We often hear about the need to “build capacity” of practitioners to use research. This usually gets translated as improving practitioners’ skills in using research to make decisions or imparting knowledge on how to engage in continuous improvement efforts.

It is tempting to think about research-practice partnerships as solely serving this purpose. In this view, researchers work with practitioners to identify a relevant problem of practice. The researchers conduct a study of that problem, and practitioners use evidence from the research to inform next steps. The hope is that when the work is done, individual practitioners’ capacity to use research will have improved, and educators will independently use research in their future work. The idea is that, eventually, research partners will no longer need to play a role.

While the work of RPPs involves some capacity building, our research at the National Center for Research in Policy and Practice points to a different, broader vision for research-practice partnerships. This image of what RPPs can be focuses on organizing for mutual learning opportunities for both researchers and practitioners to solve complex, persistent educational issues. Here, I offer an alternative framework for understanding the possibilities of research-practice partnerships.

From Gap Filling to Co-Construction and Learning

Building capacity in a partnership can be framed as filling gaps in practitioners’ knowledge and skills. This view calls to mind Paulo Freire’s concept of “banking education,” where researchers deposit knowledge into practitioners’ heads which practitioners passively accept. It privileges a one-way pathway, where researchers produce knowledge that practitioners consume in more or less skilled ways. This view also sometimes brings a deficit orientation towards practitioners, limiting their role as only that of consumers of research and knowledge.

We find partnerships can be rich places for dialogue and co-construction of research and policy solutions.
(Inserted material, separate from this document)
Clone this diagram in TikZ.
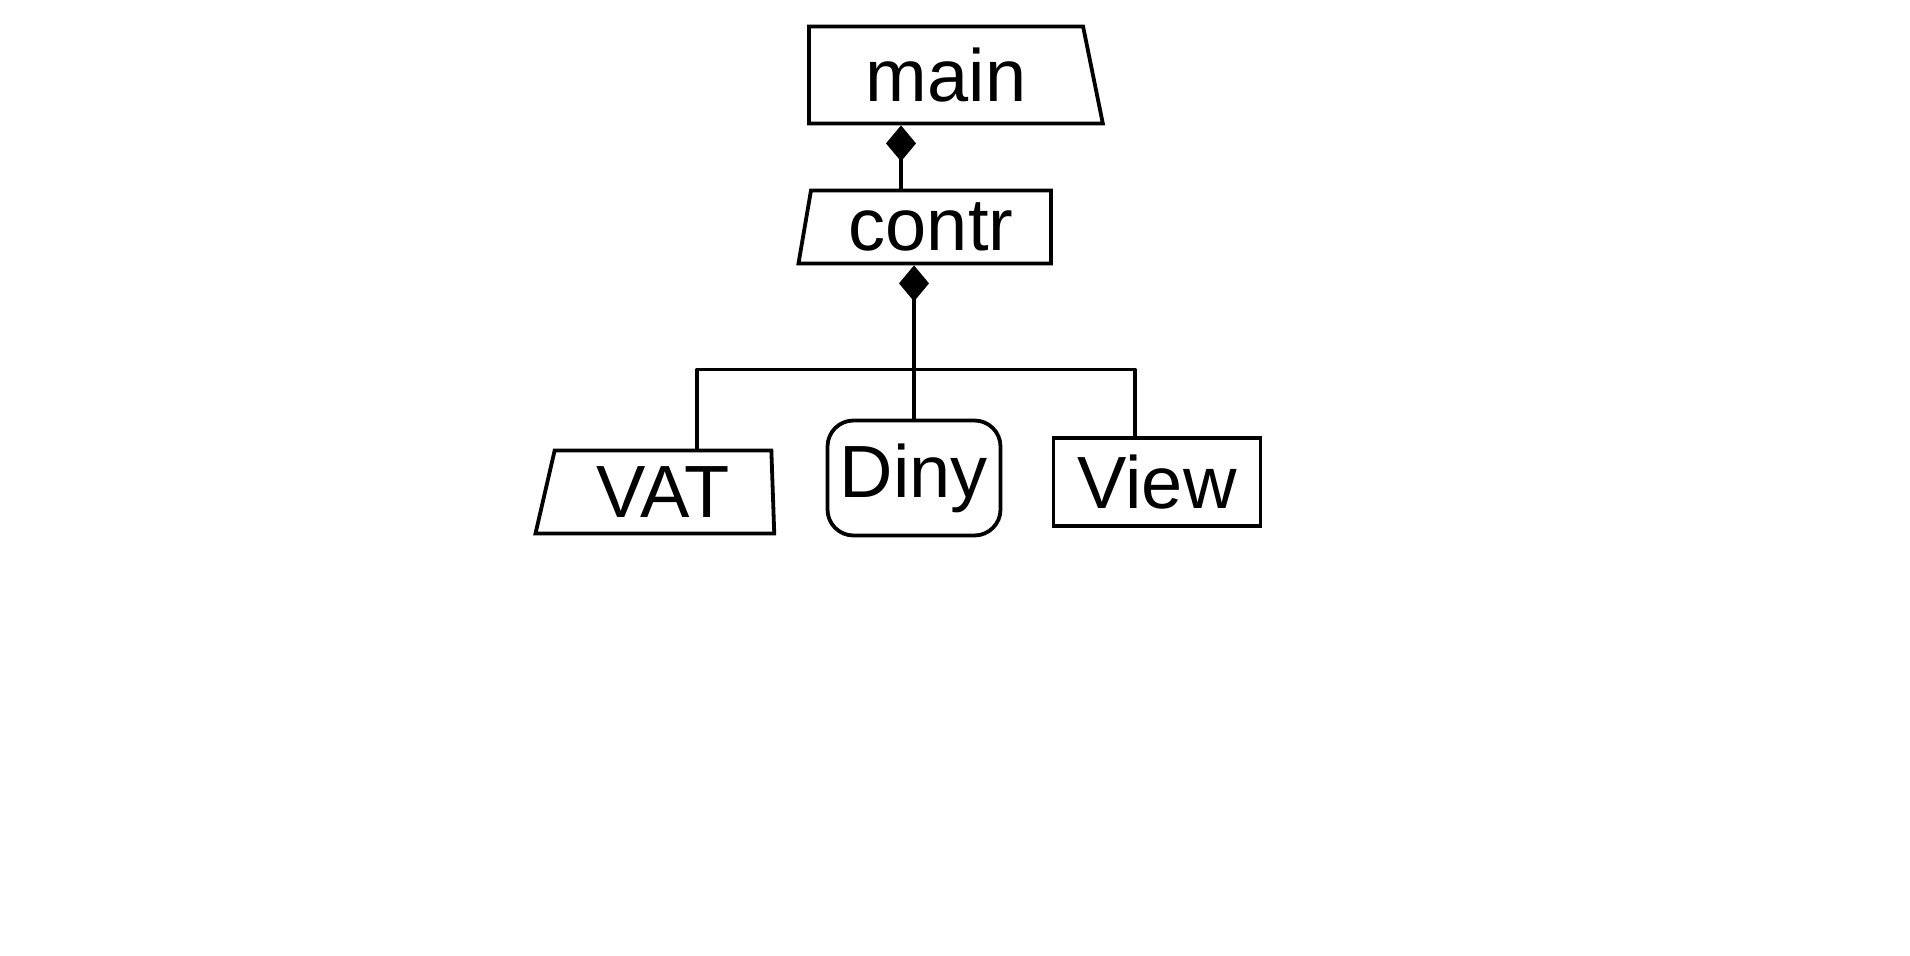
\documentclass[tikz,border=0pt]{standalone}
\usepackage{fontspec}
\setmainfont{Liberation Sans}
\usetikzlibrary{shapes.geometric,arrows.meta}
\begin{document}
\begin{tikzpicture}[x=1pt,y=-1pt,
  every node/.style={font=\fontsize{74}{78}\selectfont, line width=3.8pt, inner sep=0pt},
  boxA/.style={draw, shape=trapezium, trapezium stretches=true},
  boxR/.style={draw, rectangle},
  link/.style={line width=3.8pt, line join=round},
  comp/.style={link, -{Diamond[fill=black, length=36pt, width=30pt]}}
]
\useasboundingbox[fill=white] (0,0) rectangle (1910,955);
\node[boxA, trapezium left angle=90, trapezium right angle=78,
      minimum width=294pt, minimum height=97pt] (main) at (946,75) {main};
\node[boxA, trapezium left angle=80, trapezium right angle=90,
      minimum width=253pt, minimum height=73pt] (contr) at (931,227) {contr};
\node[boxA, trapezium left angle=77, trapezium right angle=88,
      minimum width=239pt, minimum height=83pt] (vat) at (663,492) {VAT};
\node[boxR, rounded corners=26pt, minimum width=173pt, minimum height=115pt] (diny) at (914,478) {Diny};
\node[boxR, minimum width=207pt, minimum height=88pt] (view) at (1157,482) {View};
% composition main <- contr
\draw[comp] ([xshift=-30pt]contr.north) -- ([xshift=-30pt]contr.north |- main.south);
% composition contr <- Diny
\draw[comp] (diny.north) -- (diny.north |- contr.south);
% VAT and View branch bar
\draw[link] ([xshift=34pt]vat.north) -- ++(0,-79) -| ([xshift=-22pt]view.north);
\end{tikzpicture}
\end{document}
Here, both research and practice expertise is valued. Practitioners are active partners who bring extensive expertise related to content, pedagogy, and how to work within complex educational systems. In partnerships, practitioners are knowledge generators, too. For instance, in the Strategic Education Research Partnership‘s work with the Minority Student Achievement Network, teacher co-designers played a critical role in designing, testing, and redesigning instructional materials to support Algebra learning.
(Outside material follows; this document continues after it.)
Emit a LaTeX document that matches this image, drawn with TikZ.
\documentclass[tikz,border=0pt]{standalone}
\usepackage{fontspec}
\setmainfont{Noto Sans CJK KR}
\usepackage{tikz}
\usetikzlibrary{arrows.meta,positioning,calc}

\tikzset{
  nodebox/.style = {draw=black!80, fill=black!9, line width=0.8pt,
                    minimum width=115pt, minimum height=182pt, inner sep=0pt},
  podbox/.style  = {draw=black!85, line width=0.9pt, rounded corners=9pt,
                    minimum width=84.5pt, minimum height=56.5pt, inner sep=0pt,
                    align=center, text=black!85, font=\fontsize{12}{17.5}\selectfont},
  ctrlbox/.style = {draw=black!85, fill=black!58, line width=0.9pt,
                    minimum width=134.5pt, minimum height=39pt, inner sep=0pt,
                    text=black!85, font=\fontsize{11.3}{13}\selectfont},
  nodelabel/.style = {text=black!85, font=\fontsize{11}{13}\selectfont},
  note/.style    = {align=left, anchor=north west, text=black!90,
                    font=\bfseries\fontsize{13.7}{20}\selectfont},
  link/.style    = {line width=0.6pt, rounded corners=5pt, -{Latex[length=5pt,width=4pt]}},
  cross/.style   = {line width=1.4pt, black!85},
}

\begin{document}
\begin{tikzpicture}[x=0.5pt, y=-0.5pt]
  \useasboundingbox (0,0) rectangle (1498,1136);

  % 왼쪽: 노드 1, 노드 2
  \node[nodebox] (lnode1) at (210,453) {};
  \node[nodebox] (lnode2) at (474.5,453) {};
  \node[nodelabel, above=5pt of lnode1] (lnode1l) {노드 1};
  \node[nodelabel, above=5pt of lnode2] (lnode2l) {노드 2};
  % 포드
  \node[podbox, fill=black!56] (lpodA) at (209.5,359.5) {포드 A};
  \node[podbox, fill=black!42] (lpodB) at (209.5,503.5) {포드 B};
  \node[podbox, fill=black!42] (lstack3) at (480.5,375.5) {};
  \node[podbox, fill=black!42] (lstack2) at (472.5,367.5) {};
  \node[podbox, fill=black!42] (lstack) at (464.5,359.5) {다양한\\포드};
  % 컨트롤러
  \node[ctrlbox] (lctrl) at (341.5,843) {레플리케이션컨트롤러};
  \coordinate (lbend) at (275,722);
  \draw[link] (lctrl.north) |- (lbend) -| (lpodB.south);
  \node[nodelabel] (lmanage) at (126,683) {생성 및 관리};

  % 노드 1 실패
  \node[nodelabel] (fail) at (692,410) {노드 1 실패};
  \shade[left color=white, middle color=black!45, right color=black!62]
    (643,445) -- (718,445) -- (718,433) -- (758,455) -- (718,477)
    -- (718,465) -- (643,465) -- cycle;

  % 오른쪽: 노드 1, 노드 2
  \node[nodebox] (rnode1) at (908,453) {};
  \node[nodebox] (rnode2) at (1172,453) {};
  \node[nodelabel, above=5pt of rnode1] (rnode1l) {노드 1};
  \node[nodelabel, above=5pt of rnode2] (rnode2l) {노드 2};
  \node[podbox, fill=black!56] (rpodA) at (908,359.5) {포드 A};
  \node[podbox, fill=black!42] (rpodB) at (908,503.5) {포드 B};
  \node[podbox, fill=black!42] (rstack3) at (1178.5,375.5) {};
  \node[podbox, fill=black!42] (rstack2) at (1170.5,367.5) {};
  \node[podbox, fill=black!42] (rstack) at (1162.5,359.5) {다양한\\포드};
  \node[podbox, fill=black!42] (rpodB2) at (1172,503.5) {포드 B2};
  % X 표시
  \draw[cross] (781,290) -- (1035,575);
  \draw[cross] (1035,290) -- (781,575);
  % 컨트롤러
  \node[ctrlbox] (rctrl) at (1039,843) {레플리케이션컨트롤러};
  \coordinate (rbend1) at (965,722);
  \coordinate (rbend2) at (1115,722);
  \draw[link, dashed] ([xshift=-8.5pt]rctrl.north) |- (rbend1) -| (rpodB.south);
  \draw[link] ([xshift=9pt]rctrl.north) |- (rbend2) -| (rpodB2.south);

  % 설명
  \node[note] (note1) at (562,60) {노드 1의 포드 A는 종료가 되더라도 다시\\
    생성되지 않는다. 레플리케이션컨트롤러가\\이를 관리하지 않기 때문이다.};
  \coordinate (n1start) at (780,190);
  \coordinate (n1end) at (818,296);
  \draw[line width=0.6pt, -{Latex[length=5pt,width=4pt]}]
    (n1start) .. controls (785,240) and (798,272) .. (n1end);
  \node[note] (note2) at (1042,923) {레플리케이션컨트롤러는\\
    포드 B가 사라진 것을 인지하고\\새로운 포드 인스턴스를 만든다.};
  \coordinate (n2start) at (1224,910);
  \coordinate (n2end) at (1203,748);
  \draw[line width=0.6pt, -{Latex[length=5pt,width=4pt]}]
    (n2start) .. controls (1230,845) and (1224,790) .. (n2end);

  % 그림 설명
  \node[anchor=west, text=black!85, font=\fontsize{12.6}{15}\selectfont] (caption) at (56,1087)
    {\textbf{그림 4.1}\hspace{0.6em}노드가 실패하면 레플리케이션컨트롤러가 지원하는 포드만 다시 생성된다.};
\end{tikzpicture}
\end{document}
Further, the learning in a partnership is not one-sided: RPPs also aim to build the capacity of researchers to engage in more practice-relevant work and to impact local policies and programs. They can contribute to researchers learning new research methods to pursue practice questions. For example, in the Seattle-Renton STEM partnership with the University of Washington, researchers learned new social network analysis methods in response to the district’s interest in documenting the broader influence of resources beyond those teachers immediately involved in the project. More broadly, though, partnership work can lead to shifts in researchers’ understanding of problems in education, in their own research agenda, and in how they orient to research. All involved in a partnership stand to learn from the work together, not only practitioners.

From an Individual to Organizational Focus

“Building capacity” tends to focus on individual practitioners’ knowledge and skills. Certainly, individual areas of expertise contribute to broader improvement efforts. However, district capacity (and likely researcher capacity, too) is largely a collective, organizational affair.
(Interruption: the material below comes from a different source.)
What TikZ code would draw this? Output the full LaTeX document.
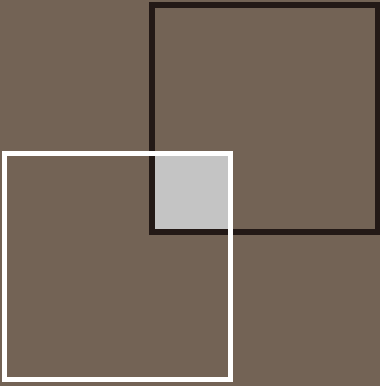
\documentclass[tikz,border=0pt]{standalone}
\definecolor{bgbrown}{RGB}{115,99,85}
\definecolor{darkline}{RGB}{35,25,22}
\definecolor{lightfill}{RGB}{196,196,196}
\begin{document}
\begin{tikzpicture}[x=1pt,y=-1pt,line join=miter,
  darksq/.style={draw=darkline,line width=6pt},
  whitesq/.style={draw=white,line width=5pt}]
\fill[bgbrown] (0,0) rectangle (380,386);
\useasboundingbox (0,0) rectangle (380,386);
\fill[lightfill] (154,155) rectangle (229,230);
\draw[darksq] (152,5) rectangle (378,232);
\draw[whitesq] (4,153.5) rectangle (230.5,379.5);
\end{tikzpicture}
\end{document}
In past work, we have found there are interrelated, organizational dimensions that contribute to a district’s ability to make productive use of what a research partner brings to the table. We studied two departments in one district, each engaged with the same research partner. In one department, the research partner’s ideas were mostly absent in subsequent policies and routines, while these same ideas were quite present in the second department’s initiatives.

This difference was due, in part, to the organizational conditions that supported the department’s ability to learn from their external partners and adapt their guidance into district initiatives. These organizational conditions included: the presence of distributed prior knowledge connected to the focus problem; strong communication amongst those engaged in partnership; and leadership activities that linked the partnership work to ongoing district activities. Had we only focused on individual leaders’ abilities to access and engage with research, we would have missed the bigger picture of district decision-making and the role for research therein.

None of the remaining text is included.